And you think there are thousands, possibly tens of thousands, of people sharing this material.
>> Yeah.
It started with Facebook, and now most of the groups are Telegram.
Some Whatsapp groups.
>> WILLIAMS: What sort of thing are they discussing?
>> (speaking German): I'd say in ten to 20 groups, they talk about the terroristic attacks that we had in Germany, in Halle, and Mr. Lübcke.
They talk about if it's okay or not okay.
>> WILLIAMS: Do they say it's okay?
>> They say it's okay.
Especially Halle-- they said the... >> WILLIAMS: Where they attacked the synagogue.
>> Yeah, but it's, like, you know, when Halle happened, they started to discuss, and the most they discussed was why he just killed two people.

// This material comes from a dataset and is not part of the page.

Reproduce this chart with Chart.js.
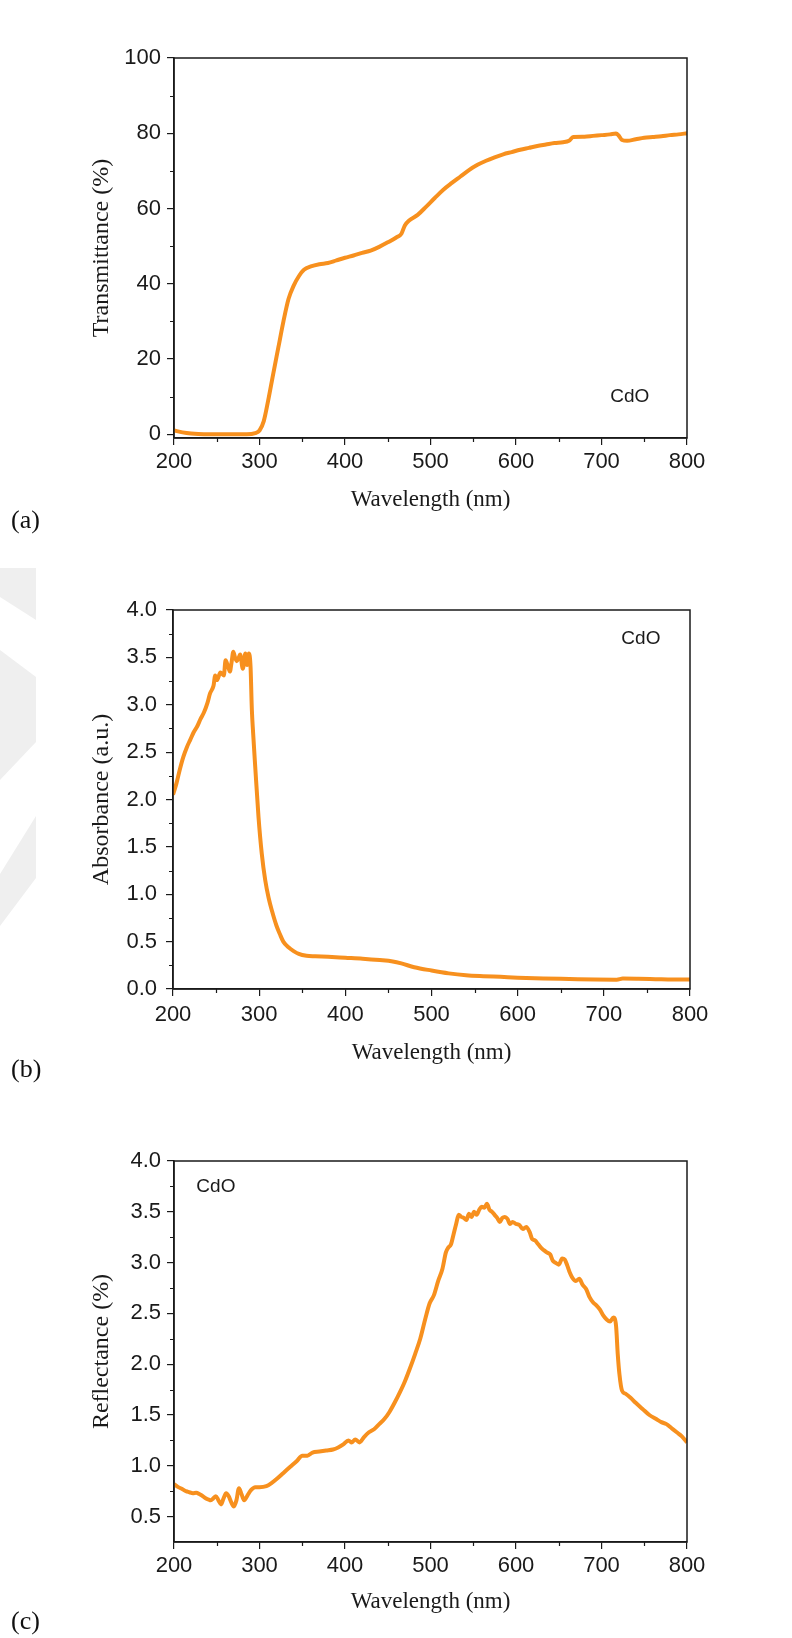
<!DOCTYPE html>
<html lang="en">
<head>
<meta charset="utf-8">
<title>CdO optical spectra</title>
<script src="https://cdn.jsdelivr.net/npm/chart.js"></script>
<style>
    body { margin: 0; background: #fff; }
    #page { position: relative; width: 792px; height: 1638px; background: #fff; overflow: hidden; }
    canvas { position: absolute; left: 0; }
    .panel {
        position: absolute; left: 11px;
        font-family: 'Liberation Serif', 'Times New Roman', serif;
        font-size: 26px; line-height: 26px; color: #111;
    }
    .mark { position: absolute; left: 0; width: 36px; background: #efefef; }
</style>
</head>
<body>
<div id="page">
    <!-- faint watermark at the left edge -->
    <div class="mark" style="top:568px;height:52px;clip-path:polygon(0 0,36px 0,36px 52px,0 29px)"></div>
    <div class="mark" style="top:650px;height:130px;clip-path:polygon(0 0,36px 27px,36px 92px,0 130px)"></div>
    <div class="mark" style="top:816px;height:110px;clip-path:polygon(36px 0,36px 62px,0 110px,0 58px)"></div>

    <canvas id="chartA" width="792" height="540" style="top:0"></canvas>
    <canvas id="chartB" width="792" height="540" style="top:540px"></canvas>
    <canvas id="chartC" width="792" height="558" style="top:1080px"></canvas>

    <div class="panel" style="top:507px">(a)</div>
    <div class="panel" style="top:1056px">(b)</div>
    <div class="panel" style="top:1608px">(c)</div>
</div>

<script>
// ---- data ----
const xTicks = [200, 300, 400, 500, 600, 700, 800];
const xMinor = [250, 350, 450, 550, 650, 750];

// (a) transmittance
const wlA = [200, 210, 220, 235, 260, 285, 295, 300, 305, 310, 316, 322, 328, 334, 340, 346, 352, 360, 370, 380,
    390, 400, 410, 420, 430, 440, 450, 460, 466, 470, 475, 485, 495, 505, 515, 525, 535, 545, 555, 565,
    575, 585, 595, 605, 615, 625, 635, 645, 655, 662, 667, 680, 690, 700, 710, 717, 720, 724, 730, 740,
    750, 760, 770, 780, 790, 800];
const transA = [1.0, 0.5, 0.2, 0.0, 0.0, 0.0, 0.3, 1.0, 3.5, 8.8, 16, 23, 30, 36, 39.5, 42, 43.7, 44.6, 45.2, 45.5,
    46.2, 46.9, 47.5, 48.2, 48.8, 49.8, 51.0, 52.3, 53.3, 55.5, 56.8, 58.3, 60.5, 62.8, 65.0, 66.8, 68.5, 70.2, 71.6, 72.7,
    73.6, 74.4, 75.0, 75.6, 76.1, 76.6, 77.0, 77.4, 77.6, 78.0, 79.0, 79.1, 79.3, 79.5, 79.7, 79.9, 79.4, 78.2, 78.0, 78.4,
    78.8, 79.0, 79.2, 79.5, 79.7, 80.0];
const yTicksA = [0, 20, 40, 60, 80, 100];
const yMinorA = [10, 30, 50, 70, 90];

// (b) absorbance
const wlB = [200, 204, 208, 212, 216, 220, 224, 228, 232, 236, 240, 243, 247, 249, 251, 255, 259, 261, 264, 266,
    268, 270, 272, 274, 276, 278, 281, 284, 286, 288, 290, 291.5, 293, 295.4, 299.2, 303, 307, 311, 315, 320,
    324, 328, 334, 340, 346, 355, 365, 380, 400, 420, 440, 455, 465, 480, 500, 520, 540, 560, 580, 600,
    630, 660, 690, 715, 722, 740, 760, 780, 800];
const absB = [2.05, 2.17, 2.32, 2.45, 2.55, 2.63, 2.71, 2.77, 2.85, 2.92, 3.02, 3.12, 3.20, 3.31, 3.26, 3.34, 3.31, 3.47, 3.40, 3.35,
    3.45, 3.56, 3.50, 3.46, 3.49, 3.53, 3.38, 3.54, 3.42, 3.54, 3.40, 2.95, 2.70, 2.35, 1.82, 1.43, 1.15, 0.96, 0.82, 0.67,
    0.58, 0.50, 0.44, 0.40, 0.37, 0.35, 0.345, 0.34, 0.33, 0.32, 0.305, 0.29, 0.27, 0.23, 0.195, 0.165, 0.145, 0.135, 0.128, 0.12,
    0.112, 0.106, 0.10, 0.098, 0.11, 0.108, 0.104, 0.10, 0.10];
const yTicksB = [0, 0.5, 1.0, 1.5, 2.0, 2.5, 3.0, 3.5, 4.0];
const yMinorB = [0.25, 0.75, 1.25, 1.75, 2.25, 2.75, 3.25, 3.75];

// (c) reflectance
const wlC = [200, 205, 210, 214, 218, 222, 226, 230, 234, 237, 240, 243, 246, 249, 252, 255, 258, 261, 264, 267,
    270, 273, 276, 279, 282, 286, 290, 295, 300, 308, 314, 320, 328, 336, 344, 350, 356, 362, 370, 378,
    386, 392, 398, 404, 408, 412, 417, 422, 428, 434, 440, 446, 452, 458, 464, 470, 476, 482, 488, 494,
    499, 504, 509, 514, 518, 521, 524, 527, 530, 533, 536, 539, 542, 545, 548, 551, 554, 557, 560, 563,
    566, 569, 572, 575, 578, 581, 584, 587, 590, 593, 596, 600, 604, 608, 612, 616, 619, 622, 626, 630,
    633, 636, 640, 643, 646, 650, 654, 657, 660, 663, 666, 670, 674, 678, 682, 686, 690, 694, 698, 702,
    706, 710, 714, 717, 719, 721, 724, 728, 734, 740, 748, 756, 764, 770, 776, 782, 788, 794, 800];
const reflC = [0.82, 0.79, 0.77, 0.75, 0.74, 0.73, 0.735, 0.72, 0.70, 0.68, 0.67, 0.66, 0.68, 0.70, 0.66, 0.62, 0.68, 0.73, 0.70, 0.64,
    0.60, 0.66, 0.78, 0.72, 0.66, 0.71, 0.76, 0.79, 0.79, 0.80, 0.83, 0.87, 0.93, 0.99, 1.05, 1.10, 1.10, 1.13, 1.14, 1.15,
    1.16, 1.18, 1.21, 1.25, 1.23, 1.26, 1.23, 1.28, 1.33, 1.36, 1.41, 1.46, 1.53, 1.62, 1.72, 1.83, 1.96, 2.10, 2.25, 2.45,
    2.60, 2.68, 2.82, 2.94, 3.10, 3.15, 3.18, 3.28, 3.38, 3.47, 3.45, 3.44, 3.42, 3.48, 3.45, 3.50, 3.47, 3.52, 3.55, 3.54,
    3.58, 3.52, 3.50, 3.47, 3.44, 3.40, 3.44, 3.45, 3.43, 3.38, 3.40, 3.38, 3.37, 3.33, 3.35, 3.30, 3.23, 3.22, 3.18, 3.14,
    3.12, 3.10, 3.08, 3.02, 3.00, 2.98, 3.04, 3.03, 2.97, 2.90, 2.85, 2.82, 2.84, 2.78, 2.74, 2.66, 2.61, 2.58, 2.54, 2.48,
    2.44, 2.42, 2.46, 2.38, 2.10, 1.90, 1.74, 1.71, 1.67, 1.62, 1.56, 1.50, 1.46, 1.43, 1.41, 1.37, 1.33, 1.29, 1.23];
const yTicksC = [0.5, 1.0, 1.5, 2.0, 2.5, 3.0, 3.5, 4.0];
const yMinorC = [0.75, 1.25, 1.75, 2.25, 2.75, 3.25, 3.75];

// ---- styling ----
const LINE = '#f7901e';
const INK = '#1a1a1a';
const SANS = "'Liberation Sans', Arial, sans-serif";
const SERIF = "'Liberation Serif', 'Times New Roman', serif";

// box frame, minor ticks and the "CdO" note
const framePlugin = {
    id: 'frame',
    afterDraw(chart, args, opts) {
        const { ctx, chartArea: a, scales: { x, y } } = chart;
        ctx.save();
        ctx.strokeStyle = INK;
        ctx.lineWidth = 1.2;
        ctx.beginPath();
        opts.xMinor.forEach(v => {
            const px = Math.round(x.getPixelForValue(v)) + 0.5;
            ctx.moveTo(px, a.bottom);
            ctx.lineTo(px, a.bottom + 4);
        });
        opts.yMinor.forEach(v => {
            const py = Math.round(y.getPixelForValue(v)) + 0.5;
            ctx.moveTo(a.left - 4, py);
            ctx.lineTo(a.left, py);
        });
        ctx.stroke();
        ctx.lineWidth = 1.5;
        ctx.strokeRect(a.left, a.top, a.right - a.left, a.bottom - a.top);

        ctx.fillStyle = INK;
        ctx.font = '19px ' + SANS;
        ctx.textAlign = 'center';
        ctx.textBaseline = 'middle';
        ctx.fillText(opts.note.text, x.getPixelForValue(opts.note.x), y.getPixelForValue(opts.note.y));
        ctx.restore();
    }
};

function makeChart(id, c) {
    return new Chart(document.getElementById(id), {
        type: 'line',
        data: {
            datasets: [{
                data: c.wl.map((w, i) => ({ x: w, y: c.vals[i] })),
                borderColor: LINE,
                borderWidth: 4,
                pointRadius: 0,
                cubicInterpolationMode: 'monotone',
                fill: false
            }]
        },
        options: {
            responsive: false,
            animation: false,
            events: [],
            layout: { padding: { top: c.top, right: 792 - c.right, left: 0, bottom: 0 } },
            plugins: {
                legend: { display: false },
                tooltip: { enabled: false },
                frame: { xMinor: xMinor, yMinor: c.yMinor, note: c.note }
            },
            scales: {
                x: {
                    type: 'linear',
                    min: 200,
                    max: 800,
                    afterBuildTicks: s => { s.ticks = xTicks.map(v => ({ value: v })); },
                    afterFit: s => { s.height = c.h - c.bottom; },
                    grid: { drawOnChartArea: false, drawTicks: true, tickLength: 7, color: INK, lineWidth: 1.2 },
                    border: { display: true, color: INK, width: 1.5 },
                    ticks: {
                        autoSkip: false, maxRotation: 0, padding: c.xPad,
                        color: INK, font: { family: SANS, size: 22 }
                    },
                    title: {
                        display: true, text: 'Wavelength (nm)', color: INK,
                        font: { family: SERIF, size: 23 },
                        padding: { top: 0, bottom: c.xTitlePad }
                    }
                },
                y: {
                    type: 'linear',
                    min: c.ymin,
                    max: c.ymax,
                    afterBuildTicks: s => { s.ticks = c.yTicks.map(v => ({ value: v })); },
                    afterFit: s => { s.width = c.left; },
                    grid: { drawOnChartArea: false, drawTicks: true, tickLength: 7, color: INK, lineWidth: 1.2 },
                    border: { display: true, color: INK, width: 1.5 },
                    ticks: {
                        padding: c.yPad, color: INK,
                        font: { family: SANS, size: 22 },
                        callback: v => v.toFixed(c.digits)
                    },
                    title: {
                        display: true, text: c.ytitle, color: INK,
                        font: { family: SERIF, size: 24 },
                        padding: { top: 87, bottom: 0 }
                    }
                }
            }
        },
        plugins: [framePlugin]
    });
}

makeChart('chartA', {
    wl: wlA, vals: transA, yTicks: yTicksA, yMinor: yMinorA, digits: 0,
    ymin: -1, ymax: 100, ytitle: 'Transmittance (%)',
    h: 540, top: 58, bottom: 438, left: 174, right: 687,
    xPad: 4, yPad: 6, xTitlePad: 26.5,
    note: { text: 'CdO', x: 733, y: 10 }
});

makeChart('chartB', {
    wl: wlB, vals: absB, yTicks: yTicksB, yMinor: yMinorB, digits: 1,
    ymin: 0, ymax: 4, ytitle: 'Absorbance (a.u.)',
    h: 540, top: 70, bottom: 449, left: 173, right: 690,
    xPad: 5.5, yPad: 9, xTitlePad: 13.5,
    note: { text: 'CdO', x: 743, y: 3.7 }
});

makeChart('chartC', {
    wl: wlC, vals: reflC, yTicks: yTicksC, yMinor: yMinorC, digits: 1,
    ymin: 0.25, ymax: 4, ytitle: 'Reflectance (%)',
    h: 558, top: 81, bottom: 462, left: 174, right: 687,
    xPad: 3.5, yPad: 6, xTitlePad: 22,
    note: { text: 'CdO', x: 249, y: 3.745 }
});
</script>
</body>
</html>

And it was something like, "If I would do that, I would kill more, I would kill hundreds."
They support it, and by supporting it, they, they give the signal to, to people in that groups, "Do it-- it's okay to do it."
♪ ♪ >> WILLIAMS: Four months after Halle, in February 2020, there was another far-right attack, this time in the city of Hanau.
>> (crowd reciting): Vili Viorel Paun.
>> Mercedes Kierpacz.
>> (repeats): Mercedes Kierpacz.
>> Hamza Kurtovic.
>> (repeats): Hamza Kurtovic.
>> Said Nesar Hashemi.
>> (crowd repeats): Said Nesar Hashemi.
>> Ferhat Unvar.
>> (repeats): Ferhat Unvar.
>> Kaloyan Velkov.
>> (speaking German): >> WILLIAMS: Armin Kurtovic's son Hamza was in the Arena Bar, the gunman's next target.
>> (speaking German): >> WILLIAMS: Nine people were shot dead, all of migrant background.
Six of them were Muslim.
The killer returned to his home, where he shot his mother, then himself.
>> If you don't believe the following, you better wake up, quick.
In your country exists so-called... >> WILLIAMS: In the weeks before the shootings, Tobias Rathjen posted a video of himself repeating wild conspiracy theories and an online manifesto.
He ranted against immigrants, saying Muslims should be "wiped out of Germany."
>> (speaking German): >> (speaking German): >> WILLIAMS: Armin told me he believed that the killer was motivated by hateful rhetoric from Germany's far-right politicians.
>> (speaking German): >> (speaking German): >> WILLIAMS: The killings in Hanau increased scrutiny on the anti-immigrant rhetoric of the AfD, which by then was the third-biggest bloc in the German parliament.
>> (speaking German): (applauding) >> WILLIAMS: The AfD officially condemned the Hanau and Halle attacks and rejected that the killers were motivated by their rhetoric.
But the party was already on the radar of Germany's domestic intelligence.
>> (speaking German): >> WILLIAMS: Thomas Haldenwang is director general of Germany's national domestic intelligence.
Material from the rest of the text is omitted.